Like many children who dread a visit to the doctor, our pets sometimes also become quite temperamental when they are in a veterinarian’s waiting room.
This is possibly how German Shepard Emma felt before she escaped from the vet and ended up wondering terrified along the Liesbeeck River for five weeks.
Emma is known by many who followed her story on Facebook after Mowbray resident, Marianne McLean, posted her family’s struggle to find the puppy online. Emma fled from the vet, shocked herself on an electric fence and hid out in the Liesbeeck canal in Observatory.
Ms McLean has since created a children’s book called Finding Emma, about her dog’s struggle on the river bank.
“The little puppy was brought into the world by my daughter who’s a vet in Robertson.
She joined our family as our new favourite little person and before she turned one, she was meant to be spayed.
“We took her to the vet, but she escaped and shocked herself on the electric fence before running straight into morning traffic from Mowbray to Observatory.
“When we heard about it, everyone went on foot to search for her. She hid for five weeks, terrified, traumatised and completely disorientated before finally being captured in a leopard trap as the only means of breaking her spell of terror. We even got a dog whisperer out who said that we shouldn’t try too hard to get her out because she is terrified of people,” said Ms McLean.
After spending every evening with Emma on the Liesbeeck’s banks, the family managed to lure her into a leopard trap containing food. Once she became familiar with walking into the trap to collect food each day, she was eventually rescued.

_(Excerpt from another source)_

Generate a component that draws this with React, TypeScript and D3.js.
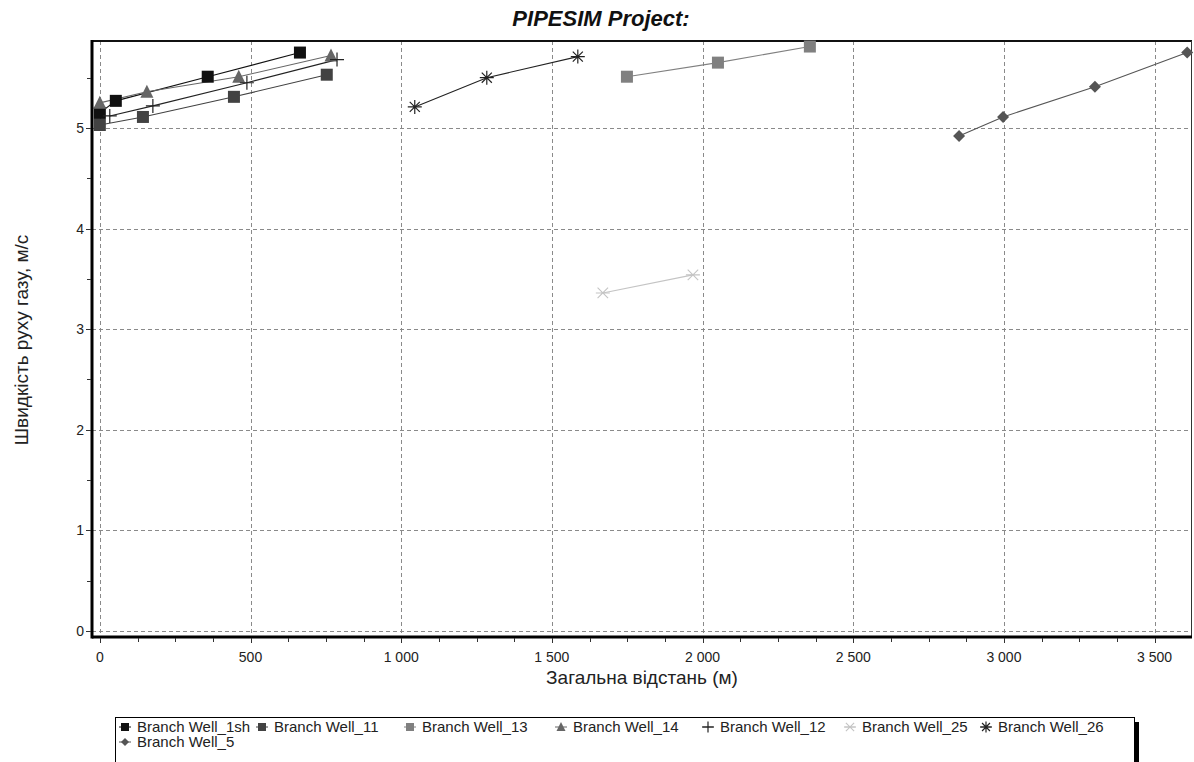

After hearing the reaction from people about how emotional they were when Emma finally returned home, McLean was encouraged to write Emma’s tale.
The children’s book has 77 pages and 38 illustrations done by her sisters, Cecilia Pienaar and Elisabeth Martens.
“We’ve already had positive feedback from children at the age of three years old who enjoyed the book, to those aged 82 who read it and cried over it. All proceeds from the sale on each book will go to the recently formed John Moore Animal Welfare Foundation.”